Let $A$ be a matrix $(3x3)$ such that:

$A(1,1,1)^t=(2,2,2)^t$ and $rank(2I + A) \lt rank(2I-A)$

I need to prove that $A$ is an diagonalizable matrix and find all the matrices that are similar to it.

I'm having difficulties solving this, can anyone please tell me what I should do?

Thanks

Answer 1

From the first equality you get that $2$ is an eigenvalue of $A$, so $\operatorname{rank}(2I-A)<3$. Also $\operatorname{rank}(2I+A)<3$, and therefore $-2$ is an eigenvalue as well.

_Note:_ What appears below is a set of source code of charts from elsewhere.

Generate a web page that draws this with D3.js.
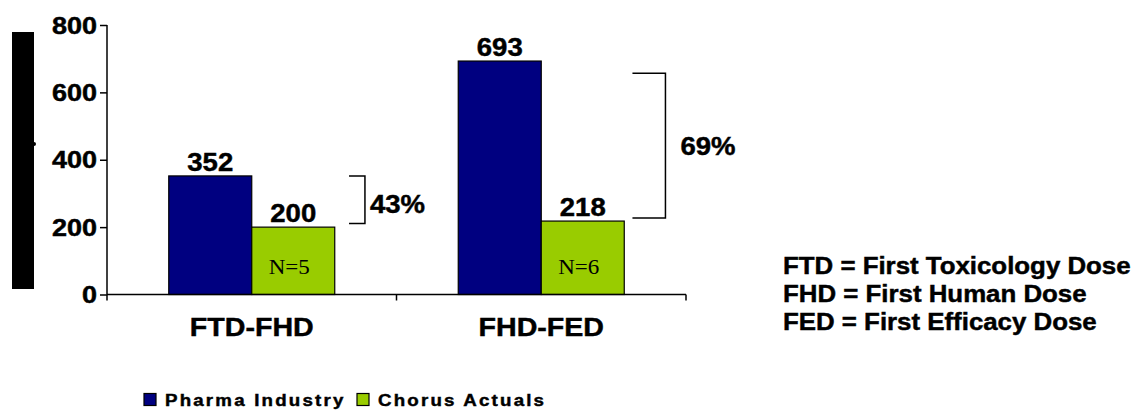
<!DOCTYPE html>
<html><head><meta charset="utf-8">
<script src="https://cdn.jsdelivr.net/npm/d3@7"></script>
<style>
html,body{margin:0;padding:0;background:#fff;}
svg{display:block;}
text{font-family:"Liberation Sans",Arial,sans-serif;font-weight:bold;fill:#000;stroke:#000;stroke-width:0.45px;paint-order:stroke;}
text.serif{stroke:none;}
</style></head>
<body>
<svg id="chart" width="1145" height="410"></svg>
<script>
const categories = ["FTD-FHD", "FHD-FED"];
const seriesNames = ["Pharma Industry", "Chorus Actuals"];
const pharmaIndustry = [352, 693];
const chorusActuals = [200, 218];
const sampleSizes = ["N=5", "N=6"];
const yTicks = [0, 200, 400, 600, 800];
const bracketTop = [352, 657];
const bracketBottom = [211, 227];
const reductionLabels = ["43%", "69%"];
const footnotes = ["FTD = First Toxicology Dose", "FHD = First Human Dose", "FED = First Efficacy Dose"];
const colors = ["#000080", "#99CC00"];

const svg = d3.select("#chart");
const SX = 1.1;
function txt(g, x, y, s, size, anchor, extra, sx) {
  const t = g.append("text")
    .attr("transform", `translate(${x},${y}) scale(${sx || SX},1)`)
    .attr("text-anchor", anchor || "start")
    .style("font-size", size + "px")
    .text(s);
  if (extra) extra(t);
  return t;
}

const x0 = d3.scaleBand().domain(categories).range([107, 686]).padding(0);
const x1 = d3.scaleBand().domain(seriesNames).range([0, x0.bandwidth()]).paddingInner(0).paddingOuter(0.744);
const y = d3.scaleLinear().domain([0, 800]).range([294.5, 25]);

// black box on the left (obscured axis title)
svg.append("rect").attr("x", 12).attr("y", 32).attr("width", 22).attr("height", 257).attr("fill", "#000");
svg.append("circle").attr("cx", 34).attr("cy", 144).attr("r", 2).attr("fill", "#000");

// bars
const data = categories.map((c, i) => ({cat: c, vals: [pharmaIndustry[i], chorusActuals[i]], n: sampleSizes[i]}));
const groups = svg.selectAll("g.grp").data(data).join("g").attr("class", "grp")
  .attr("transform", d => `translate(${x0(d.cat)},0)`);
groups.selectAll("rect").data(d => d.vals.map((v, j) => ({v, s: seriesNames[j], j})))
  .join("rect")
  .attr("x", d => x1(d.s)).attr("width", x1.bandwidth())
  .attr("y", d => y(d.v)).attr("height", d => y(0) - y(d.v))
  .attr("fill", d => colors[d.j]).attr("stroke", "#000").attr("stroke-width", 1.2);
groups.each(function(d) {
  const g = d3.select(this);
  d.vals.forEach((v, j) => {
    txt(g, x1(seriesNames[j]) + x1.bandwidth() / 2, y(v) - 5, String(v), 25, "middle");
  });
  txt(g, x1(seriesNames[1]) + x1.bandwidth() / 2 - 4, 274, d.n, 20, "middle", t =>
    t.attr("class", "serif").style("font-family", "'Liberation Serif','Times New Roman',serif").style("font-weight", "normal"), 1.15);
});

// axes
const yAxis = svg.append("g").attr("transform", "translate(107,0)")
  .call(d3.axisLeft(y).tickValues(yTicks).tickSize(7).tickPadding(3));
yAxis.select(".domain").attr("stroke", "#000").attr("stroke-width", 1.5).attr("d", `M0,${y(800)}V${y(0)}`);
yAxis.selectAll(".tick line").attr("stroke", "#000").attr("stroke-width", 1.5);
yAxis.selectAll(".tick text").remove();
yTicks.forEach(t => txt(svg, 97, y(t) + 8.5, String(t), 23.5, "end", null, 1.15));

const xBounds = [x0.range()[0], ...categories.map(c => x0(c) + x0.bandwidth())];
const xAxis = svg.append("g");
xAxis.append("line").attr("x1", xBounds[0]).attr("x2", xBounds[xBounds.length - 1])
  .attr("y1", y(0)).attr("y2", y(0)).attr("stroke", "#000").attr("stroke-width", 1.5);
xBounds.forEach(b => xAxis.append("line").attr("x1", b).attr("x2", b).attr("y1", y(0)).attr("y2", y(0) + 6)
  .attr("stroke", "#000").attr("stroke-width", 1.5));
categories.forEach(c => txt(svg, x0(c) + x0.bandwidth() / 2, 336, c, 26, "middle"));

// brackets
const bracketX = [[0.836, 0.891], [0.815, 0.929]];
categories.forEach((c, i) => {
  const xa = x0(c) + x0.bandwidth() * bracketX[i][0];
  const xb = x0(c) + x0.bandwidth() * bracketX[i][1];
  const yt = y(bracketTop[i]), yb = y(bracketBottom[i]);
  svg.append("path").attr("d", `M${xa},${yt}H${xb}V${yb}H${xa}`)
    .attr("fill", "none").attr("stroke", "#000").attr("stroke-width", 1.5);
  const ly = i === 0 ? yb - 10 : (yt + yb) / 2 + 9;
  txt(svg, xb + 5 + (i === 1 ? 10 : 0), ly, reductionLabels[i], 25, "start");
});

// footnotes
footnotes.forEach((f, i) => txt(svg, 783, 274 + i * 28, f, 23.5, "start"));

// legend
const legendX = [144, 357];
seriesNames.forEach((s, i) => {
  svg.append("rect").attr("x", legendX[i]).attr("y", 393.5).attr("width", 12).attr("height", 12)
    .attr("fill", colors[i]).attr("stroke", "#000").attr("stroke-width", 1.2);
  txt(svg, legendX[i] + 21, 405.5, s, 17, "start", t => t.style("letter-spacing", "2px"));
});
</script>
</body></html>
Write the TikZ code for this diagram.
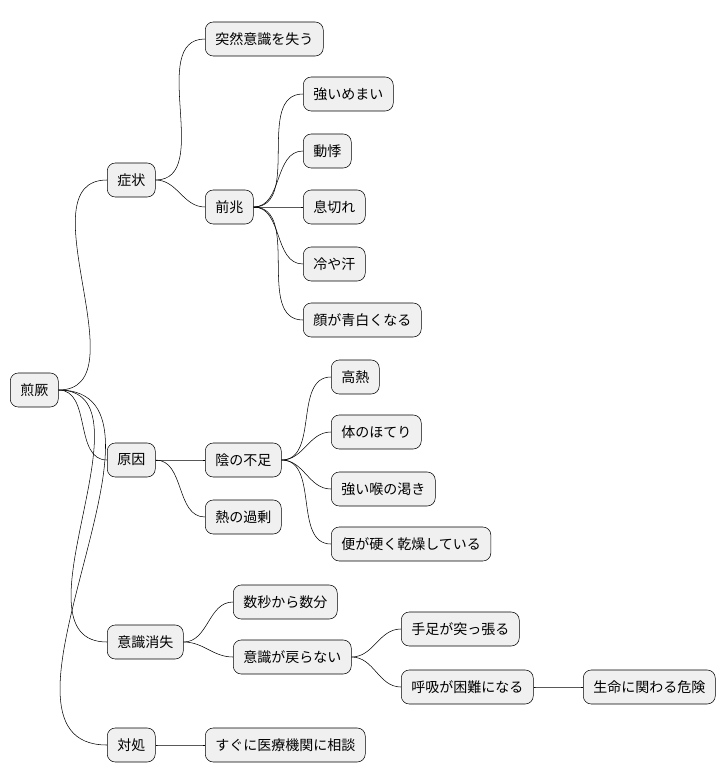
\documentclass[tikz,border=0pt]{standalone}
\usepackage{fontspec}
\setmainfont{Noto Sans CJK JP}
\usepackage{tikz}

\begin{document}
\begin{tikzpicture}[x=0.75pt,y=-0.75pt,
  box/.style={draw=black,fill=black!6,rounded corners=6pt,anchor=west,
    minimum height=25.5pt,inner xsep=7.5pt,font=\fontsize{10.5pt}{12pt}\selectfont},
  link/.style={thin}]
\useasboundingbox (0,0) rectangle (726,781);
% Nodes
\foreach \n/\x/\y/\t in {
  root/10/390/煎厥,
  sym/107/180/症状, cause/107/460/原因, loss/107/642/意識消失, act/107/745/対処,
  sudden/205/39/突然意識を失う, pre/205/207/前兆,
  p1/303/94/強いめまい, p2/303/151/動悸, p3/303/207/息切れ, p4/303/264/冷や汗, p5/303/320/顔が青白くなる,
  yin/205/460/陰の不足, heat/205/517/熱の過剰,
  y1/331/377/高熱, y2/331/432/体のほてり, y3/331/489/強い喉の渇き, y4/331/544/便が硬く乾燥している,
  sec/233/602/数秒から数分, noback/233/657/意識が戻らない,
  n1/401/629/手足が突っ張る, n2/401/687/呼吸が困難になる, n3/583/687/生命に関わる危険,
  consult/205/745/すぐに医療機関に相談}
  \node[box] (\n) at (\x,\y) {\t};

% Connectors
\foreach \a/\b in {root/sym,root/cause,root/loss,root/act,
  sym/sudden,sym/pre,pre/p1,pre/p2,pre/p3,pre/p4,pre/p5,
  cause/yin,cause/heat,yin/y1,yin/y2,yin/y3,yin/y4,
  loss/sec,loss/noback,noback/n1,noback/n2,n2/n3,act/consult}
  \draw[link] (\a.east) to[out=0,in=180] (\b.west);
\end{tikzpicture}
\end{document}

The geometric multiplicity of $2$ is thus $1$ or $2$, meaning, respectively, $\operatorname{rank}(2I-A)=2$ and $\operatorname{rank}(2I-A)=1$. The latter is impossible, because it would imply $\operatorname{rank}(2I+A)=0$ and so the geometric multiplicity of $-2$ would be $3$.

Hence $\operatorname{rank}(2I-A)=2$ and $\operatorname{rank}(2I+A)=1$.

Can you go on?

Answer 2

A isn't necessarily orthogonal.

$$ A = \begin{bmatrix}-2&0&4\\0&-2&4\\0&0&2\end{bmatrix} $$

satisfies your conditions and isn't orthogonal, i.e. its columns aren't orthogonal.